OpenChemistry / openchemistrypy

7 stars 5 forks source link

Move more input/output conversion logic into docker containers #28

Open cjh1 opened 5 years ago

cjh1 commented 5 years ago

In order to get a clear separation of concerns we should do more of the code specific format conversion within the containers. They would then just accept a format that we could be produced using avogadro or openbabel, similarly for the output format.

cjh1 commented 5 years ago

One option is to make the containers conform to some CLI specify what options should be provided, such as the input/output format.

cryos commented 5 years ago

My ideal would be a JSON that could be supplied in a setup interface for someone with admin or elevated rights in our web interface. That would contain metadata like the name, description, container URL. It could also contain all the options, but they could be in the CLI of the container as you say.

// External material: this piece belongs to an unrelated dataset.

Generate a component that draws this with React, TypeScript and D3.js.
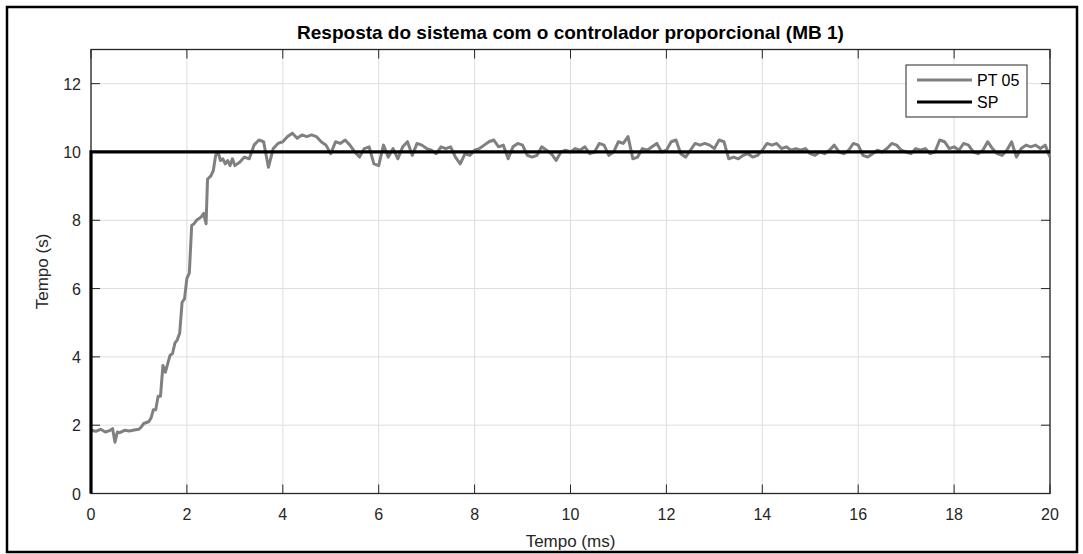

At a basic level the Docker container should accept JSON with job metadata, theory, basis, etc. It should also accept CJSON, CML, XYZ, SMILES, InChI, etc for the molecular graph/geometry. The output should be mapped to a format that we understand such as the above, various log file formats in Avogadro, etc. Property prediction would likely be metadata output, but QM codes could ideally get mapped.

This interaction sounds quite a bit like the Avogadro input generator script design on steroids. I think this general concept is great to work towards, with the goal that I could even add private containers for my fork of NWChem with a bug fix, additional feature, etc. We would want to tag calculations so that we knew which image was used in that case too, and ideally be able to do a lookup on the metadata.